▼いまだに米軍の占領下にあるかのような沖縄の基地問題の現状を、私たち国民は他所事のように考えているのではないか。これは福島県の原発事故で、終息の目処も立っていないのに、福島の惨事を忘れているのと同じ感覚だ。自分のところで問題が起きない限りは、一般の国民は真剣に取り組まないのだ。こんな国柄なので、自民党の戦争ができる憲法改正が、間近に迫りつつあるというのに、危機感さえ持たないのが今の大半の日本人だ。
▼テロの脅威も、だんだん我が国に向かっているというのを感じるこの頃だが、テロが起きてみないと実感が湧いてこないようだ。以前、アベ総理がイスラム国に対抗する国に支援すると公言したことは、テロの標的にされることを、自ら進んで手を上げたということだ。もし東京でテロがあった場合、オリンピックどころの騒ぎではない。そんな思慮にかけるアベ総理だから、安保関連法の制定後、日米両軍の強化のために、沖縄の次に北海道を実戦基地にしようとしているのではないかと心配になる。

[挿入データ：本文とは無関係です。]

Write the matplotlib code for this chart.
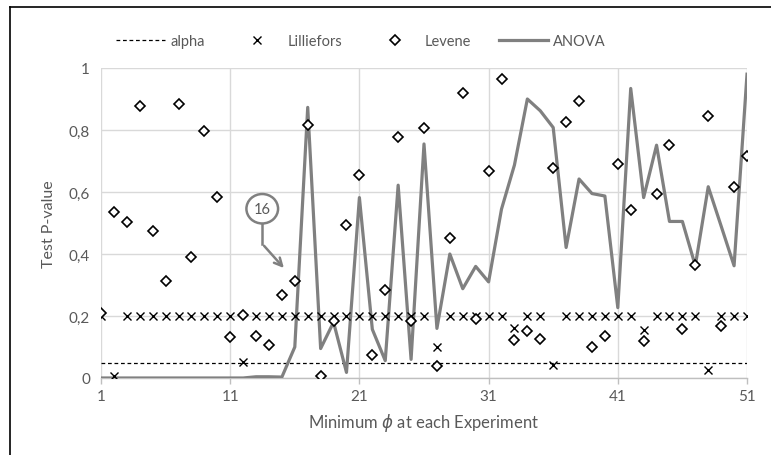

▼私が最近知った情報でも、札幌市の近郊の恵庭市という自衛隊のまちには、富士山麓にいる自衛隊の特殊部隊が移動してくるという。先日、空砲での訓練で実弾を撃って負傷した隊員が出たのも北海道だ。間違ったというが、実弾での訓練が始まっていると理解したほうが間違いではないようだ。日米合同訓練も実弾での訓練が増えてくるのだろう。その場所は、やはり広大な大地北海道しかないだろう。先日、遠軽町という自衛隊の基地があるまちで街頭行進をした時、隊員が機関銃などの武器を持ってまち中を行進したという。沿道では、市民1000人が日の丸の旗を振り歓迎したという。町長が率先したということは、町内会も旗振りに参加させられているのだろう。

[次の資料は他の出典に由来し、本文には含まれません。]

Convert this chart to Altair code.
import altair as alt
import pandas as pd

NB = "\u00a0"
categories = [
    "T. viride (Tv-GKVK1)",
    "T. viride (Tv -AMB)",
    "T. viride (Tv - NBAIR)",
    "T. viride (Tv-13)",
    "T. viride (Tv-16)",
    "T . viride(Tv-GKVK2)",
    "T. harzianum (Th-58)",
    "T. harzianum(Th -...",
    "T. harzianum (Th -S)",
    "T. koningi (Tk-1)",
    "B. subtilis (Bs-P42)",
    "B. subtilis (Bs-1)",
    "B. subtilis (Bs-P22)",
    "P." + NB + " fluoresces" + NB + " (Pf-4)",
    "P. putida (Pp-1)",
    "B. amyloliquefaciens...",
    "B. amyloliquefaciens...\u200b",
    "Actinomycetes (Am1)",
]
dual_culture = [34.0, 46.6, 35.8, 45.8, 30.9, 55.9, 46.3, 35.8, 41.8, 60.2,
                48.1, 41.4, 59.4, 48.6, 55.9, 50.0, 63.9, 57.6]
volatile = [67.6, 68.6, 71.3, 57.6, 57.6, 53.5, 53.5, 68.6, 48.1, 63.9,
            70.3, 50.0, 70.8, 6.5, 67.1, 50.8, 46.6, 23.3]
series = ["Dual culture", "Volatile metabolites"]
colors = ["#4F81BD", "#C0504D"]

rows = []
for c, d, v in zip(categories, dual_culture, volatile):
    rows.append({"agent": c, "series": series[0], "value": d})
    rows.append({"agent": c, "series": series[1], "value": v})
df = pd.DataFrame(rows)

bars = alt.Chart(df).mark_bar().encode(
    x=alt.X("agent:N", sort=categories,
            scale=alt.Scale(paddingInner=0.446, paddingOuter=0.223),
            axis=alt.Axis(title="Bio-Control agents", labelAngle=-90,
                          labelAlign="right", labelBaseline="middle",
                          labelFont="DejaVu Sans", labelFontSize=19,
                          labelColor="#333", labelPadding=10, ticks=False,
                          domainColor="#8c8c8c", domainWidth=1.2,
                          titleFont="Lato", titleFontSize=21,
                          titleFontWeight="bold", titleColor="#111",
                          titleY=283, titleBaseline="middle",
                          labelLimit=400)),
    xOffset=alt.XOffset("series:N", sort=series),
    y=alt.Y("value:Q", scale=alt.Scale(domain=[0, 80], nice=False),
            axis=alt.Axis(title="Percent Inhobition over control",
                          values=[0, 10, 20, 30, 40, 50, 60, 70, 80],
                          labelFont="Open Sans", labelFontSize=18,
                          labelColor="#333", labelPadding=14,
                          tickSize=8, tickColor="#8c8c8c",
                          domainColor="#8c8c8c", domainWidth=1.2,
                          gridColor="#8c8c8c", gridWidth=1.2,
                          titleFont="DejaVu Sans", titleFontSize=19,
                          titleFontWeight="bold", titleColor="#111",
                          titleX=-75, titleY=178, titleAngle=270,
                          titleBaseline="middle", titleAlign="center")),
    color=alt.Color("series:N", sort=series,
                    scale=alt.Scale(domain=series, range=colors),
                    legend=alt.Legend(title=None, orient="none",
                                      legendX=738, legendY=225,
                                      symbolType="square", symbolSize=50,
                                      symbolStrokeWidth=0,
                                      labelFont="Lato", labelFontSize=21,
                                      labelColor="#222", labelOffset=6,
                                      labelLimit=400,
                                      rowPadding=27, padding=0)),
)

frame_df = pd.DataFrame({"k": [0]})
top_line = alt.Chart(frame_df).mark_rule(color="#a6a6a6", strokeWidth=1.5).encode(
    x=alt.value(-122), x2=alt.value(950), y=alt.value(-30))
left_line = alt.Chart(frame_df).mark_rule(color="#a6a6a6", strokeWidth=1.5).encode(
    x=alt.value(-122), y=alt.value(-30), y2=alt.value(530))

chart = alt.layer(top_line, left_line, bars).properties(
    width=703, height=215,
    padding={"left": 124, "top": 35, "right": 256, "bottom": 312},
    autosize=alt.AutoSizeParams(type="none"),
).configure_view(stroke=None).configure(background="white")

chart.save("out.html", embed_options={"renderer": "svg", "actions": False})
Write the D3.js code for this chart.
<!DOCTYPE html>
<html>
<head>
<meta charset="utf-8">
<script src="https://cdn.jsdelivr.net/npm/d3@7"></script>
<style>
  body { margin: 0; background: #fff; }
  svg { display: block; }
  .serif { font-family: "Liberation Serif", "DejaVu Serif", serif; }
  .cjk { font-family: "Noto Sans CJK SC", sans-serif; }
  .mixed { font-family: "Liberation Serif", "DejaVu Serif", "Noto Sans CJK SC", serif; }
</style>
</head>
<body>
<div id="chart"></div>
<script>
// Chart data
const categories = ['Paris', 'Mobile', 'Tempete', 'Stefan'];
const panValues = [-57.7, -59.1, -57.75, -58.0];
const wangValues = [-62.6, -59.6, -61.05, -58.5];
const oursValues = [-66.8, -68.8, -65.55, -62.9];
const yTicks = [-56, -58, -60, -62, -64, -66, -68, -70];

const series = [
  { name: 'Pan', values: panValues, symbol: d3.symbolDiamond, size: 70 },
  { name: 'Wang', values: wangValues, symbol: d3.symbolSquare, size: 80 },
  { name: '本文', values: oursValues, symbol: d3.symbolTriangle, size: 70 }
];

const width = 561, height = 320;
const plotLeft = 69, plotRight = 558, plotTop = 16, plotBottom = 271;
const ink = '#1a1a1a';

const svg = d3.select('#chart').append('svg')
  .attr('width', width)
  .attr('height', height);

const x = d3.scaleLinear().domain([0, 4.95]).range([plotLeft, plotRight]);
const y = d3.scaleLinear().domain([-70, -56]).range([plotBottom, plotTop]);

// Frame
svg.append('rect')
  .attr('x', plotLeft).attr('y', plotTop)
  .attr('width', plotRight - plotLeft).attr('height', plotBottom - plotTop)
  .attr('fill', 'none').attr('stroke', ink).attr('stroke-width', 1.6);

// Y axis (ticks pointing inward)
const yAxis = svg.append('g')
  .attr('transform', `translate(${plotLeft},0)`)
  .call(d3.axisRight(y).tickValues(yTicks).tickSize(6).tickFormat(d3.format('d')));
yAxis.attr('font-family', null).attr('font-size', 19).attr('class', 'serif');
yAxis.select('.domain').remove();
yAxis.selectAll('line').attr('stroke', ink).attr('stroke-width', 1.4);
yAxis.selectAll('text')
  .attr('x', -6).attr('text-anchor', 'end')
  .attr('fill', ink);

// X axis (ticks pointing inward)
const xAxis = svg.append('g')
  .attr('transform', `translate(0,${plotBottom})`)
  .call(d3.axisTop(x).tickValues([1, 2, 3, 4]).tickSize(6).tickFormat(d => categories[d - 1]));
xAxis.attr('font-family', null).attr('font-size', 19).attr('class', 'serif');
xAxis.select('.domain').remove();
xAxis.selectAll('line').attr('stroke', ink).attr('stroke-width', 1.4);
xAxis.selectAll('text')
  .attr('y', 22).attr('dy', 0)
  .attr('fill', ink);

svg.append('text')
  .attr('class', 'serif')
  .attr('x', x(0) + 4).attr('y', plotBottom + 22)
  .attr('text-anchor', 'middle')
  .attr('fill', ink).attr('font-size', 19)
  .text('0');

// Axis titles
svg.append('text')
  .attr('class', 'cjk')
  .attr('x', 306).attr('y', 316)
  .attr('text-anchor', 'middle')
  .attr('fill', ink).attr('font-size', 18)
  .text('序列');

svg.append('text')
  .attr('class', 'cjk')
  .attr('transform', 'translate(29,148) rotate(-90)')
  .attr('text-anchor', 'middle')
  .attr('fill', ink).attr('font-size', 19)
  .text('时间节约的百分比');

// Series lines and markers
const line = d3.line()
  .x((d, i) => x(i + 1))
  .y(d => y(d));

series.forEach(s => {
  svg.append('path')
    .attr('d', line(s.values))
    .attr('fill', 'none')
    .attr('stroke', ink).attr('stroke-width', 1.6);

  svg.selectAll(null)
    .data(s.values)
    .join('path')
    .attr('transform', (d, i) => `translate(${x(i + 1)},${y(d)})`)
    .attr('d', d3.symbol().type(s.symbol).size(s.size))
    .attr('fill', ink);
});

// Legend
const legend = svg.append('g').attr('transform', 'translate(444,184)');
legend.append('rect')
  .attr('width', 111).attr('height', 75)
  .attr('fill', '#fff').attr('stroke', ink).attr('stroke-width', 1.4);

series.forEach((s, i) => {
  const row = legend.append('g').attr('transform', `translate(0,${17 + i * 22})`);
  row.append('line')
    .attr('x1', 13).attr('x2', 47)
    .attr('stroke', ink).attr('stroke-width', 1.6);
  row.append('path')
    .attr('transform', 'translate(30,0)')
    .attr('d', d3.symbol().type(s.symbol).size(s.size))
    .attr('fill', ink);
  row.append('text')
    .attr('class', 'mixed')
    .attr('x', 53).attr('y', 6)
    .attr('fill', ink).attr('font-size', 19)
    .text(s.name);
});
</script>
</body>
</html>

▼もし函館の自衛隊が、銃器を持っての街頭行進をし、市長を通じて町会連合会に応援を頼まれたら、どのような対応をするのだろうか。函館市から補助をもらっている関係で、断れないと判断するのだろうか。先日、市町連が行う例年の大会での、講演の内容や人選を募集したので、私も「函館市議会報告・安全・安心なまちづくり」というテーマで、申し込んだ。その選考会議に出席したが、提案されたのは3つしかなく、私の提案は入っていない。私の提案とは、安保関連法について、函館市議会が賛否の決議をした。15対14という僅差で、安保関連法は容認されたのだ。なぜ戦争ができる法案を支持したのかというのを、議員報告ということで聞いてみたかったからだ。

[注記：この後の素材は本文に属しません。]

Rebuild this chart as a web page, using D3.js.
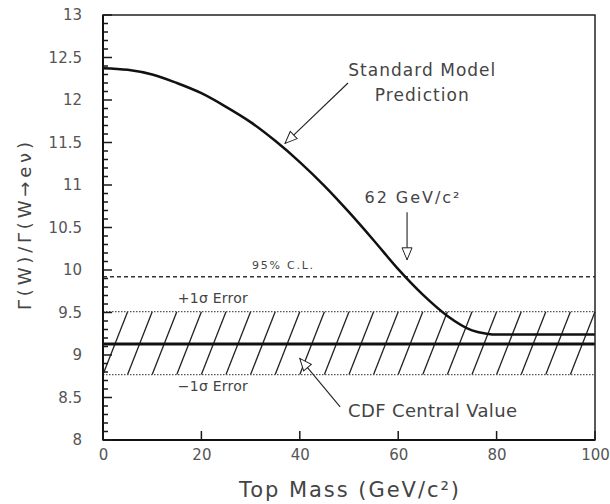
<!DOCTYPE html>
<html>
<head>
<meta charset="utf-8">
<script src="https://cdn.jsdelivr.net/npm/d3@7"></script>
<style>
  body { margin: 0; background: #fff; }
  svg text { font-family: "DejaVu Sans", sans-serif; fill: #444; }
</style>
</head>
<body>
<svg width="610" height="504"></svg>
<script>
// Standard Model prediction
var smTopMass = [0, 5, 10, 15, 20, 25, 30, 35, 40, 45, 50, 55, 60, 65, 70, 75, 78, 80, 90, 100];
var smRatio = [12.375, 12.355, 12.30, 12.20, 12.08, 11.92, 11.74, 11.52, 11.27, 10.99, 10.68, 10.35, 10.01, 9.71, 9.46, 9.29, 9.25, 9.24, 9.24, 9.24];

// CDF measurement and limits
var cdfCentral = 9.13;
var cdfPlus = 9.51;
var cdfMinus = 8.77;
var cl95 = 9.92;
var hatchStarts = d3.range(0, 100, 5);

var xTicks = [0, 20, 40, 60, 80, 100];
var yTicks = [8, 8.5, 9, 9.5, 10, 10.5, 11, 11.5, 12, 12.5, 13];
var yMinor = d3.range(80, 131).map(function (d) { return d / 10; });

var svg = d3.select('svg');
var margin = { top: 15, right: 15, bottom: 64, left: 103 };
var w = 610 - margin.left - margin.right;
var h = 504 - margin.top - margin.bottom;

var g = svg.append('g')
    .attr('transform', 'translate(' + margin.left + ',' + margin.top + ')');

var x = d3.scaleLinear().domain([0, 100]).range([0, w]);
var y = d3.scaleLinear().domain([8, 13]).range([h, 0]);

var defs = svg.append('defs');
defs.append('marker')
    .attr('id', 'open')
    .attr('viewBox', '0 0 14 12')
    .attr('refX', 13)
    .attr('refY', 6)
    .attr('markerWidth', 14)
    .attr('markerHeight', 12)
    .attr('markerUnits', 'userSpaceOnUse')
    .attr('orient', 'auto')
    .append('path')
    .attr('d', 'M1,1 L13,6 L1,11 Z')
    .attr('fill', '#fff')
    .attr('stroke', '#222')
    .attr('stroke-width', 1);

// hatched error band
g.selectAll('.hatch')
    .data(hatchStarts)
    .enter()
    .append('line')
    .attr('class', 'hatch')
    .attr('x1', function (d) { return x(d); })
    .attr('y1', y(cdfMinus))
    .attr('x2', function (d) { return x(d + 5); })
    .attr('y2', y(cdfPlus))
    .attr('stroke', '#222')
    .attr('stroke-width', 1.3);

[cdfPlus, cdfMinus].forEach(function (v) {
    g.append('line')
        .attr('x1', 0).attr('x2', w)
        .attr('y1', y(v)).attr('y2', y(v))
        .attr('stroke', '#555')
        .attr('stroke-width', 1.2)
        .attr('stroke-dasharray', '1.5,1.5');
});

// 95% CL
g.append('line')
    .attr('x1', 0).attr('x2', w)
    .attr('y1', y(cl95)).attr('y2', y(cl95))
    .attr('stroke', '#333')
    .attr('stroke-width', 1.5)
    .attr('stroke-dasharray', '4,3');

// CDF central value
g.append('line')
    .attr('x1', 0).attr('x2', w)
    .attr('y1', y(cdfCentral)).attr('y2', y(cdfCentral))
    .attr('stroke', '#111')
    .attr('stroke-width', 3);

// SM curve
var smLine = d3.line()
    .x(function (d, i) { return x(smTopMass[i]); })
    .y(function (d) { return y(d); })
    .curve(d3.curveMonotoneX);

g.append('path')
    .datum(smRatio)
    .attr('d', smLine)
    .attr('fill', 'none')
    .attr('stroke', '#111')
    .attr('stroke-width', 2.5);

// tick labels
g.append('g')
    .call(d3.axisLeft(y).tickValues(yTicks).tickSize(0).tickPadding(21)
        .tickFormat(function (d) { return d; }))
    .call(function (s) { s.select('.domain').remove(); })
    .selectAll('text')
    .style('font-size', '15px')
    .style('fill', '#555');

g.append('g')
    .attr('transform', 'translate(0,' + h + ')')
    .call(d3.axisBottom(x).tickValues(xTicks).tickSize(0).tickPadding(9)
        .tickFormat(function (d) { return d; }))
    .call(function (s) { s.select('.domain').remove(); })
    .selectAll('text')
    .style('font-size', '15px')
    .style('fill', '#555');

// frame
g.append('rect')
    .attr('width', w).attr('height', h)
    .attr('fill', 'none')
    .attr('stroke', '#222')
    .attr('stroke-width', 1.5);
g.append('line')
    .attr('x1', 0).attr('x2', w).attr('y1', h).attr('y2', h)
    .attr('stroke', '#111').attr('stroke-width', 2.2);
g.append('line')
    .attr('x1', 0).attr('x2', 0).attr('y1', 0).attr('y2', h)
    .attr('stroke', '#111').attr('stroke-width', 2);

// inward ticks as one path: left major every 0.5, minor every 0.1; bottom every 20
var tickPath = d3.path();
yMinor.forEach(function (d) {
    var len = Math.abs(d * 2 - Math.round(d * 2)) < 1e-6 ? 9 : 5;
    tickPath.moveTo(0, y(d));
    tickPath.lineTo(len, y(d));
});
xTicks.forEach(function (d) {
    tickPath.moveTo(x(d), h);
    tickPath.lineTo(x(d), h - 9);
});
g.append('path')
    .attr('d', tickPath.toString())
    .attr('fill', 'none')
    .attr('stroke', '#1a1a1a')
    .attr('stroke-width', 1.5);

// axis titles
svg.append('text')
    .attr('x', margin.left + x(50))
    .attr('y', 497)
    .attr('text-anchor', 'middle')
    .attr('textLength', 220)
    .style('font-size', '21px')
    .text('Top Mass (GeV/c²)');

svg.append('text')
    .attr('transform', 'translate(31,226) rotate(-90)')
    .attr('text-anchor', 'middle')
    .attr('textLength', 168)
    .style('font-size', '18px')
    .text('Γ(W)/Γ(W→eν)');

// annotations
function label(txt, mx, vy, size, len, anchor) {
    g.append('text')
        .attr('x', x(mx))
        .attr('y', y(vy))
        .attr('dy', '0.35em')
        .attr('text-anchor', anchor || 'start')
        .attr('textLength', len)
        .style('font-size', size + 'px')
        .text(txt);
}
function arrow(m1, v1, m2, v2) {
    g.append('line')
        .attr('x1', x(m1)).attr('y1', y(v1))
        .attr('x2', x(m2)).attr('y2', y(v2))
        .attr('stroke', '#222')
        .attr('stroke-width', 1.1)
        .attr('marker-end', 'url(#open)');
}

label('Standard Model', 64.8, 12.35, 17, 147, 'middle');
label('Prediction', 64.8, 12.06, 17, 94, 'middle');
arrow(49.8, 12.2, 37.0, 11.49);

label('62 GeV/c²', 62.8, 10.86, 16, 95, 'middle');
arrow(61.8, 10.68, 61.8, 10.12);

label('95% C.L.', 30.3, 10.06, 11, 61, 'start');
label('+1σ Error', 15.2, 9.67, 14, 70, 'start');
label('−1σ Error', 15.2, 8.64, 14, 70, 'start');

label('CDF Central Value', 49.8, 8.35, 18, 169, 'start');
arrow(48.2, 8.39, 40.0, 8.96);
</script>
</body>
</html>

▼私の提案は政治的だとし、上層部で私の提案だけを外して会議にかけたのだ。もちろん私は猛烈に抗議した。今日の参議院選挙結果で、与党が3分の2の勢力を確保したら、憲法改正の国民投票へとつながる。国民が、憲法改正についてよく学び熟知していないと、世界に誇れる戦争放棄の憲法を、改正してしまいそうな流れになってきている。市民の最大組織である町会連合会が、安全・安心なまちづくりを活動の基本とするなら、憲法についての市民の理解を深める運動をしなければならないと私は考える。だが市町連は「政治的な問題は持ち込まない」と、理由にもならぬことを主張する。
▼私は、政治的な問題を取り上げることこそ、市町連の使命だと考えている。こんな体制側にべったりな、市町連こそ“ぶっ壊さなければならない”と思っている。そんな私の意見を「あなた個人の考えを主張してはだめだ」と上層部は言う。私の考えではなく、誰の考えでいえばいいのかと反論した。国は政治に無関心な若者に関心を持ってもらうために、18歳以上に選挙権を引き下げた。大人の集まりである町会連合会は、政治に関心を持つなという。こんな大人が多くては、日本の将来がますます心配になる。私も高齢者と呼ばれる部類に属すが、私たちの生活のすべてが、政治的をなことから逃れられるものはないと、自覚している一人である。
▼「自民党改憲草案と日本国憲法」選挙が終わったら、早速国民に学ばせることを推進してもらいたいものである。国民主権が国家主権になるということは、日本が「安全・安心な国」にはならないからである。